%%

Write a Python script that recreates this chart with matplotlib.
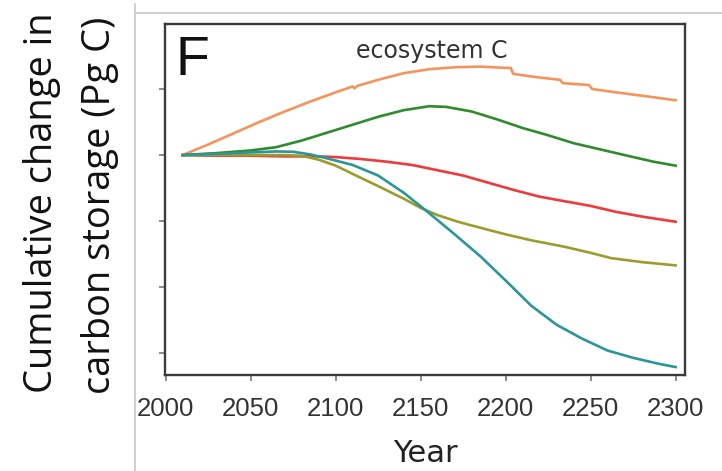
import matplotlib
matplotlib.use("Agg")
import matplotlib.pyplot as plt
from matplotlib.lines import Line2D

W, H = 722, 471
DPI = 100

# ---------------- data ----------------
orange_years = [2010, 2025, 2040, 2055, 2070, 2085, 2100, 2110, 2111, 2113, 2125, 2140,
                2155, 2170, 2185, 2200, 2203, 2204.5, 2218, 2232, 2233.5, 2249, 2251,
                2265, 2280, 2300]
orange_vals = [0, 16, 33, 50, 66, 81, 95, 104, 101, 105, 114, 124,
               130, 133, 134, 132, 132, 123, 118, 114, 109, 106, 100,
               95, 90, 83]

green_years = [2010, 2030, 2050, 2065, 2080, 2095, 2110, 2125, 2140, 2155, 2165, 2180,
               2195, 2210, 2225, 2240, 2250, 2265, 2275, 2287, 2300]
green_vals = [0, 3, 7, 12, 22, 34, 46, 58, 68, 74, 73, 66,
              54, 41, 30, 18, 12, 3, -3, -10, -16]

red_years = [2010, 2030, 2050, 2070, 2090, 2100, 2115, 2130, 2145, 2160, 2175, 2190,
             2205, 2220, 2235, 2250, 2265, 2280, 2300]
red_vals = [0, -1, -1, -2, -2, -3, -6, -10, -15, -23, -31, -42,
            -53, -63, -70, -77, -86, -93, -101]

teal_years = [2010, 2030, 2050, 2065, 2075, 2085, 2095, 2110, 2125, 2140, 2155, 2170,
              2185, 2200, 2215, 2230, 2245, 2260, 2275, 2290, 2300]
teal_vals = [0, 2, 4, 5.5, 5, 1, -5, -15, -31, -57, -88, -120,
             -153, -190, -228, -257, -278, -296, -307, -316, -321]

olive_years = [2010, 2030, 2050, 2070, 2080, 2090, 2100, 2112, 2125, 2140, 2150, 2160,
               2172, 2185, 2200, 2215, 2235, 2250, 2262, 2280, 2300]
olive_vals = [0, 0, 0, 0, -1, -7, -16, -31, -47, -66, -80, -91,
              -101, -110, -120, -129, -139, -148, -156, -162, -167]

x_ticks = [2000, 2050, 2100, 2150, 2200, 2250, 2300]
y_ticks = [-300, -200, -100, 0, 100]

series = [
    (orange_years, orange_vals, "#F5935C"),
    (green_years, green_vals, "#2E8B2E"),
    (red_years, red_vals, "#EE3A3A"),
    (olive_years, olive_vals, "#9C9C2C"),
    (teal_years, teal_vals, "#2A9699"),
]

# ---------------- figure ----------------
fig = plt.figure(figsize=(W / DPI, H / DPI), dpi=DPI)

def fx(px):
    return px / W

def fy(py):
    return 1 - py / H

# slide frame lines
fig.add_artist(Line2D([fx(135), fx(135)], [fy(4), fy(471)], color="#c8c8c8", lw=1.2))
fig.add_artist(Line2D([fx(135), fx(722)], [fy(13), fy(13)], color="#d0d0d0", lw=1.5))

ax_l, ax_r, ax_t, ax_b = 164.7, 685, 24, 375
ax = fig.add_axes([fx(ax_l), fy(ax_b), (ax_r - ax_l) / W, (ax_b - ax_t) / H])

for yrs, vals, col in series:
    ax.plot(yrs, vals, color=col, lw=1.9, solid_joinstyle="round")

ax.set_xlim(1999.4, 2305.5)
ax.set_ylim(-333, 198.5)
ax.set_xticks(x_ticks)
ax.set_xticklabels([str(t) for t in x_ticks], fontsize=18.5, color="#333333",
                   family="Liberation Sans")
ax.set_yticks(y_ticks)
ax.set_yticklabels([])
ax.tick_params(axis="both", direction="out", length=4.5, width=1.2, color="#777777")
ax.tick_params(axis="x", pad=11)
for s in ax.spines.values():
    s.set_color("#3a3a3a")
    s.set_linewidth(1.7)

# panel letter and title
fig.text(fx(175), fy(75), "F", fontsize=40, family="Liberation Sans",
         color="#111111", ha="left", va="baseline")
fig.text(fx(432), fy(58), "ecosystem C", fontsize=17, family="DejaVu Sans",
         color="#333333", ha="center", va="baseline")

# x label
fig.text(fx(425), fy(462), "Year", fontsize=22, family="DejaVu Sans",
         color="#222222", ha="center", va="baseline")

# y label, two lines, fitted to measured length
target_len = 378
fig.canvas.draw()
r = fig.canvas.get_renderer()
fs = 24
t_tmp = fig.text(0, 0, "carbon storage (Pg C)", fontsize=fs, family="Open Sans")
bb = t_tmp.get_window_extent(renderer=r)
fs = fs * target_len / bb.width
t_tmp.remove()

fig.text(fx(42), fy(203), "Cumulative change in", fontsize=fs, family="Open Sans",
         color="#111111", rotation=90, ha="center", va="center")
fig.text(fx(100), fy(205), "carbon storage (Pg C)", fontsize=fs, family="Open Sans",
         color="#111111", rotation=90, ha="center", va="center")

fig.savefig("out.png", dpi=DPI)
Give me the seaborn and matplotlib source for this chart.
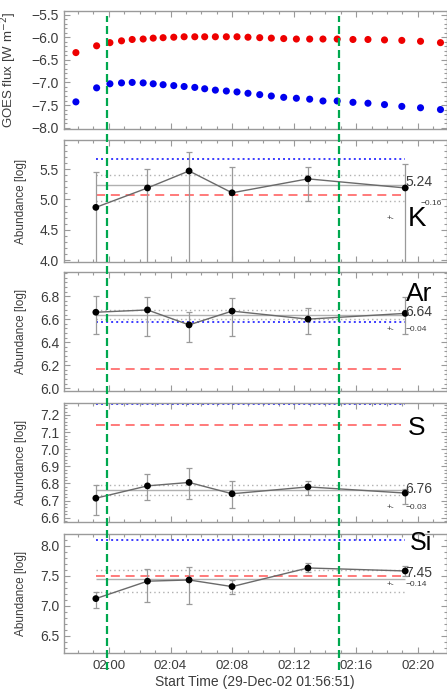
import numpy as np
import pandas as pd
import matplotlib
matplotlib.use("Agg")
import matplotlib.pyplot as plt
import seaborn as sns
from matplotlib.lines import Line2D
from matplotlib.transforms import blended_transform_factory
from matplotlib.ticker import MultipleLocator, AutoMinorLocator, FixedLocator

# ---------------- data ----------------
# time axis in minutes after 02:00 (29-Dec-02)
goes_t = [-2.12, -0.78, 0.08, 0.83, 1.52, 2.23, 2.88, 3.52, 4.21, 4.88, 5.57, 6.21,
          6.90, 7.61, 8.30, 9.01, 9.77, 10.52, 11.32, 12.14, 13.00, 13.86, 14.78,
          15.80, 16.77, 17.84, 18.96, 20.17, 21.46]
goes_long = [-6.34, -6.19, -6.12, -6.08, -6.05, -6.04, -6.02, -6.01, -6.00, -5.99,
             -5.99, -5.99, -5.99, -5.99, -5.99, -6.00, -6.01, -6.02, -6.03, -6.04,
             -6.04, -6.04, -6.04, -6.05, -6.05, -6.06, -6.07, -6.09, -6.12]
goes_short = [-7.43, -7.12, -7.03, -7.01, -7.00, -7.01, -7.03, -7.05, -7.07, -7.09,
              -7.11, -7.14, -7.17, -7.19, -7.21, -7.24, -7.27, -7.30, -7.33, -7.35,
              -7.37, -7.41, -7.41, -7.44, -7.46, -7.49, -7.53, -7.56, -7.60]

abund_t = [-0.83, 2.51, 5.20, 7.98, 12.89, 19.18]

elements = ["K", "Ar", "S", "Si"]
k_val = [4.87, 5.19, 5.47, 5.11, 5.34, 5.19]
k_hi = [5.46, 5.51, 5.78, 5.53, 5.53, 5.58]
k_lo = [3.50, 3.50, 3.50, 3.50, 4.98, 3.50]
ar_val = [6.66, 6.68, 6.55, 6.67, 6.60, 6.65]
ar_hi = [6.80, 6.79, 6.66, 6.78, 6.70, 6.79]
ar_lo = [6.47, 6.45, 6.40, 6.45, 6.47, 6.47]
s_val = [6.714, 6.786, 6.806, 6.740, 6.780, 6.744]
s_hi = [6.794, 6.854, 6.890, 6.816, 6.814, 6.770]
s_lo = [6.616, 6.704, 6.710, 6.654, 6.730, 6.680]
si_val = [7.12, 7.41, 7.43, 7.32, 7.63, 7.58]
si_hi = [7.23, 7.61, 7.64, 7.43, 7.71, 7.66]
si_lo = [6.96, 7.06, 7.03, 7.19, 7.57, 7.50]

mean_vals = [5.24, 6.64, 6.76, 7.45]
sd_hi = [5.41, 6.68, 6.79, 7.60]
sd_lo = [4.97, 6.60, 6.73, 7.23]
photo_vals = [5.67, 6.575, 7.265, 8.10]      # blue dotted
coronal_vals = [5.07, 6.17, 7.14, 7.50]      # red dashed
mean_labels = ["5.24", "6.64", "6.76", "7.45"]
err_pm = "+-"
err_labels = ["\u22120.16", "\u22120.04", "\u22120.03", "\u22120.14"]

ylims = [(3.97, 5.98), (5.975, 7.01), (6.575, 7.27), (6.215, 8.195)]
yticks = [[4.0, 4.5, 5.0, 5.5], [6.0, 6.2, 6.4, 6.6, 6.8],
          [6.6, 6.7, 6.8, 6.9, 7.0, 7.1, 7.2], [6.5, 7.0, 7.5, 8.0]]
goes_ticks = [-8.0, -7.5, -7.0, -6.5, -6.0, -5.5]

xtick_pos = [0, 4, 8, 12, 16, 20]
xtick_labels = ["02:00", "02:04", "02:08", "02:12", "02:16", "02:20"]
green_t = [-0.09, 14.87]

# ---------------- style ----------------
sns.set_style("ticks")
plt.rcParams["font.family"] = ["Liberation Sans", "DejaVu Sans"]
plt.rcParams["axes.unicode_minus"] = True

W, H = 447, 691
fig = plt.figure(figsize=(W / 100, H / 100), dpi=100)

left = 64 / W
width = (446.5 - 64) / W
rows = [(11, 129), (140, 262), (272, 391), (403, 522), (534, 653)]
axes = []
for top, bot in rows:
    ax = fig.add_axes([left, 1 - bot / H, width, (bot - top) / H])
    axes.append(ax)

xlim = (-2.89, 21.85)
spine_col = "#9a9a9a"
lab_col = "#3c3c3c"

def style_axis(ax):
    ax.set_xlim(*xlim)
    for s in ax.spines.values():
        s.set_color(spine_col)
        s.set_linewidth(1.0)
        s.set_visible(True)
    ax.tick_params(which="both", direction="in", top=True, right=True,
                   color=spine_col, labelcolor=lab_col, width=0.8)
    ax.tick_params(which="major", length=4, labelsize=10)
    ax.tick_params(which="minor", length=2)
    ax.xaxis.set_major_locator(FixedLocator(xtick_pos))
    ax.xaxis.set_minor_locator(MultipleLocator(1))
    ax.yaxis.set_minor_locator(AutoMinorLocator(5))

# ---- GOES panel ----
ax0 = axes[0]
goes_df = pd.DataFrame({"t": goes_t * 2,
                        "flux": goes_long + goes_short,
                        "band": ["long"] * len(goes_t) + ["short"] * len(goes_t)})
sns.scatterplot(data=goes_df, x="t", y="flux", hue="band",
                palette={"long": "#ee0000", "short": "#0000ee"},
                s=26, edgecolor="none", legend=False, ax=ax0)
style_axis(ax0)
ax0.set_ylim(-8.03, -5.42)
ax0.set_yticks(goes_ticks)
ax0.set_yticklabels([f"{v:.1f}".replace("-", "\u2212") for v in goes_ticks])
ax0.set_xticklabels([])
ax0.set_xlabel("")
ax0.set_ylabel("GOES flux [W m$^{-2}$]", fontsize=9.5, color=lab_col)
ax0.yaxis.set_label_coords(-0.118, 0.5)

vals = [k_val, ar_val, s_val, si_val]
his = [k_hi, ar_hi, s_hi, si_hi]
los = [k_lo, ar_lo, s_lo, si_lo]

name_y = [0.352, 0.815, 0.786, 0.924]
name_x = [19.33, 19.24, 19.33, 19.46]
mean_y = [0.656, 0.662, 0.277, 0.675]
pm_y = [0.36, 0.521, 0.118, 0.575]
err_y = [0.48, 0.521, 0.118, 0.575]
err_x = [20.2, 19.2, 19.2, 19.2]
name_size = [20, 19, 19, 18]

for i, el in enumerate(elements):
    ax = axes[i + 1]
    v = np.array(vals[i])
    hi = np.array(his[i])
    lo = np.array(los[i])
    x0, x1 = abund_t[0], abund_t[-1]
    # reference levels
    ax.hlines(photo_vals[i], x0, x1, colors="#3a3aff", linestyles=(0, (1, 1.6)), lw=1.4, zorder=2)
    ax.hlines(coronal_vals[i], x0, x1 - 0.3, colors="#ff7070", linestyles=(0, (5, 3.2)), lw=1.3, zorder=2)
    ax.hlines(mean_vals[i], x0, x1, colors="#b0b0b0", lw=1.0, zorder=1)
    ax.hlines([sd_hi[i], sd_lo[i]], x0, x1, colors="#b0b0b0", linestyles=(0, (1, 2.2)), lw=1.0, zorder=1)
    # error bars
    ax.errorbar(abund_t, v, yerr=[v - lo, hi - v], fmt="none", ecolor="#9a9a9a",
                elinewidth=0.9, capsize=2.5, capthick=0.9, zorder=3)
    df = pd.DataFrame({"t": abund_t, "val": v})
    sns.lineplot(data=df, x="t", y="val", color="#6a6a6a", lw=1.0, ax=ax, zorder=4)
    sns.scatterplot(data=df, x="t", y="val", color="black", s=24, edgecolor="none", ax=ax, zorder=5)
    style_axis(ax)
    ax.set_ylim(*ylims[i])
    ax.set_yticks(yticks[i])
    ax.set_yticklabels([f"{t:.1f}" for t in yticks[i]])
    ax.set_xlabel("")
    ax.set_ylabel("Abundance [log]", fontsize=8.5, color=lab_col)
    ax.yaxis.set_label_coords(-0.097, 0.5)
    if i < 3:
        ax.set_xticklabels([])
    tr = blended_transform_factory(ax.transData, ax.transAxes)
    ax.text(19.2, mean_y[i], mean_labels[i], transform=tr, fontsize=10,
            color=lab_col, ha="left", va="center", zorder=6)
    ax.text(18.0, pm_y[i], err_pm, transform=tr, fontsize=6,
            color=lab_col, ha="left", va="center", zorder=6)
    ax.text(err_x[i], err_y[i], err_labels[i], transform=tr, fontsize=6,
            color=lab_col, ha="left", va="center", zorder=6)
    ax.text(name_x[i], name_y[i], el, transform=tr, fontsize=name_size[i],
            color="black", ha="left", va="center", zorder=7)

axes[-1].set_xticklabels(xtick_labels)
axes[-1].tick_params(axis="x", labelsize=9.5, pad=5)
axes[-1].set_xlabel("Start Time (29-Dec-02 01:56:51)", fontsize=10, color=lab_col, labelpad=2)

# green dashed lines across all panels
gtr = blended_transform_factory(axes[-1].transData, fig.transFigure)
for gx in green_t:
    fig.add_artist(Line2D([gx, gx], [1 - 670 / H, 1 - 16 / H], transform=gtr,
                          color="#00a84f", lw=1.6, ls=(0, (3.6, 1.8)), zorder=10))

fig.savefig("out.png", dpi=100)
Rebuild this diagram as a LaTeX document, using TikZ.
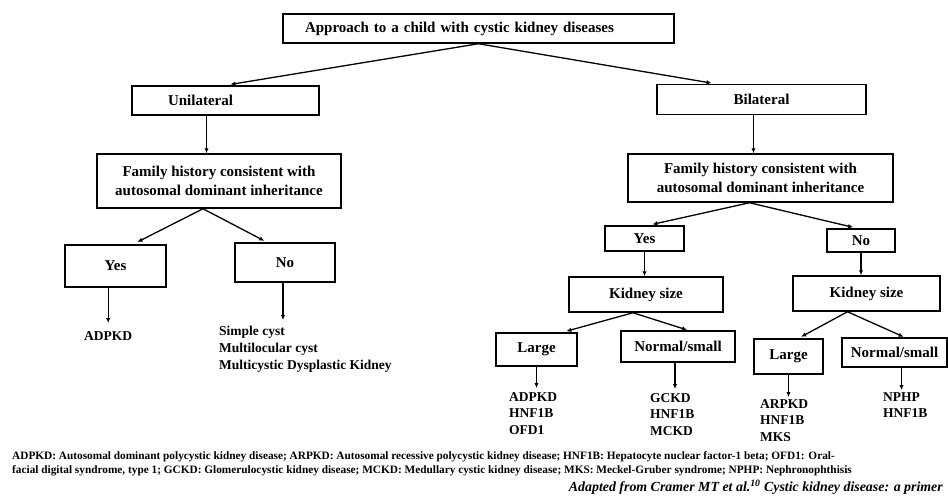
\documentclass[tikz,border=0pt]{standalone}
\usepackage{fontspec}
\setmainfont{Liberation Serif}
\usetikzlibrary{arrows.meta}

\begin{document}
\begin{tikzpicture}[x=1pt, y=-1pt,
    box/.style={draw, line width=1.5pt, inner sep=0pt, align=center, font=\fontsize{15}{18.5}\selectfont\bfseries},
    leaf/.style={anchor=north west, inner sep=0pt, align=left, font=\fontsize{13.5}{16.8}\selectfont\bfseries},
    arr/.style={-{Latex[length=5pt, width=4.5pt]}, line width=1.3pt}]
    \useasboundingbox (0,0) rectangle (948,503);

    % 顶层
    \node[box, minimum width=391pt, minimum height=29pt, text width=347pt, align=left] (title) at (478.5,28.5) {Approach to a child with cystic kidney diseases};
    \node[box, minimum width=187pt, minimum height=29pt, text width=115pt, align=left] (uni) at (225.5,100.5) {Unilateral};
    \node[box, minimum width=209pt, minimum height=30pt] (bil) at (761.5,99.5) {Bilateral};
    \draw[arr, shorten >=5pt] (title.south) -- (uni.north);
    \draw[arr, shorten >=4pt] (title.south) -- ([xshift=-46pt]bil.north);

    % 单侧
    \node[box, minimum width=244pt, minimum height=54pt] (famL) at (219,181) {Family history consistent with\\autosomal dominant inheritance};
    \node[box, minimum width=101pt, minimum height=42pt] (yesL) at (115.5,266) {Yes};
    \node[box, minimum width=100pt, minimum height=39pt] (noL) at (285,262.5) {No};
    \node[leaf] (adpkdL) at (84,331) {ADPKD};
    \node[leaf] (cystL) at (219,326) {Simple cyst\\Multilocular cyst\\Multicystic Dysplastic Kidney};
    \draw[arr] ([xshift=-19pt]uni.south) -- ([xshift=-19pt]uni.south |- famL.north);
    \draw[arr, shorten >=5pt] ([xshift=-16pt]famL.south) -- ([xshift=17.5pt]yesL.north);
    \draw[arr, shorten >=3pt] ([xshift=-16pt]famL.south) -- ([xshift=-18pt]noL.north);
    \draw[arr, shorten >=8pt] (yesL.south -| adpkdL.north) -- (adpkdL.north);
    \draw[arr, shorten >=6pt] ([xshift=-2pt]noL.south) -- ([xshift=-2pt]noL.south |- cystL.north);

    % 双侧
    \node[box, minimum width=265pt, minimum height=48pt] (famR) at (760.5,178) {Family history consistent with\\autosomal dominant inheritance};
    \node[box, minimum width=79pt, minimum height=25pt] (yesR) at (644.5,238.5) {Yes};
    \node[box, minimum width=68pt, minimum height=23pt] (noR) at (861,240.5) {No};
    \draw[arr] ([xshift=-8pt]bil.south) -- ([xshift=-8pt]bil.south |- famR.north);
    \draw[arr, shorten >=4pt] ([xshift=-11pt]famR.south) -- ([xshift=4pt]yesR.north);
    \draw[arr, shorten >=4pt] ([xshift=-11pt]famR.south) -- ([xshift=-4pt]noR.north);

    % 肾脏大小
    \node[box, minimum width=154pt, minimum height=35pt] (ksL) at (646,294.5) {Kidney size};
    \node[box, minimum width=147pt, minimum height=35pt] (ksR) at (866.5,293.5) {Kidney size};
    \draw[arr] (yesR.south) -- (yesR.south |- ksL.north);
    \draw[arr] (noR.south) -- (noR.south |- ksR.north);

    \node[box, minimum width=81pt, minimum height=33pt] (lgL) at (536.5,349.5) {Large};
    \node[box, minimum width=114pt, minimum height=31pt] (nsL) at (678,346.5) {Normal/small};
    \node[box, minimum width=69pt, minimum height=35pt] (lgR) at (788.5,356.5) {Large};
    \node[box, minimum width=105pt, minimum height=29pt] (nsR) at (894.5,352.5) {Normal/small};
    \draw[arr, shorten >=4pt] ([xshift=-13pt]ksL.south) -- ([xshift=26pt]lgL.north);
    \draw[arr, shorten >=1pt] ([xshift=-13pt]ksL.south) -- ([xshift=10pt]nsL.north);
    \draw[arr, shorten >=3pt] ([xshift=-19pt]ksR.south) -- ([xshift=10pt]lgR.north);
    \draw[arr, shorten >=1pt] ([xshift=-19pt]ksR.south) -- ([xshift=10pt]nsR.north);

    % 结果
    \node[leaf] (resA) at (509,392) {ADPKD\\HNF1B\\OFD1};
    \node[leaf] (resB) at (650,393) {GCKD\\HNF1B\\MCKD};
    \node[leaf] (resC) at (760,399) {ARPKD\\HNF1B\\MKS};
    \node[leaf] (resD) at (883,392) {NPHP\\HNF1B};
    \draw[arr, shorten >=4pt] (lgL.south) -- (lgL.south |- resA.north);
    \draw[arr, shorten >=4pt] ([xshift=-3pt]nsL.south) -- ([xshift=-3pt]nsL.south |- resB.north);
    \draw[arr, shorten >=2pt] (lgR.south) -- (lgR.south |- resC.north);
    \draw[arr, shorten >=2pt] ([xshift=7pt]nsR.south) -- ([xshift=7pt]nsR.south |- resD.north);

    % 缩写与出处
    \node[anchor=west, inner sep=0pt, align=left, font=\fontsize{11.3}{14}\selectfont\bfseries] (abbr) at (12,463.5) {ADPKD: Autosomal dominant polycystic kidney disease; ARPKD: Autosomal recessive polycystic kidney disease; HNF1B: Hepatocyte nuclear factor-1 beta; OFD1: Oral-\\facial digital syndrome, type 1; GCKD: Glomerulocystic kidney disease; MCKD: Medullary cystic kidney disease; MKS: Meckel-Gruber syndrome; NPHP: Nephronophthisis};
    \node[anchor=east, inner sep=0pt, font=\fontsize{13.9}{16}\selectfont\bfseries\itshape] (src) at (943,487) {Adapted from Cramer MT et al.\textsuperscript{10} Cystic kidney disease: a primer};
\end{tikzpicture}
\end{document}
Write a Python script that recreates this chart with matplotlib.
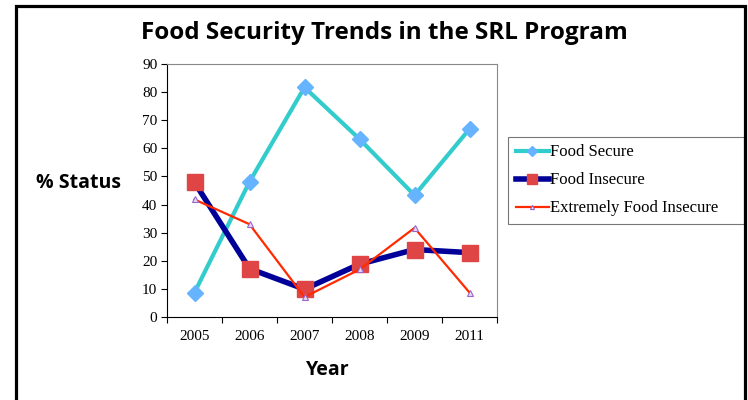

%%

### [SET TASK]
Restate word for word every line from the top of the entries above to the line with "95, 90, 83]", inclusive, and skip any pictures.

### [ANSWER TO THE EXERCISE]
Write a Python script that recreates this chart with matplotlib.
import matplotlib
matplotlib.use("Agg")
import matplotlib.pyplot as plt
from matplotlib.lines import Line2D

W, H = 722, 471
DPI = 100

# ---------------- data ----------------
orange_years = [2010, 2025, 2040, 2055, 2070, 2085, 2100, 2110, 2111, 2113, 2125, 2140,
                2155, 2170, 2185, 2200, 2203, 2204.5, 2218, 2232, 2233.5, 2249, 2251,
                2265, 2280, 2300]
orange_vals = [0, 16, 33, 50, 66, 81, 95, 104, 101, 105, 114, 124,
               130, 133, 134, 132, 132, 123, 118, 114, 109, 106, 100,
               95, 90, 83]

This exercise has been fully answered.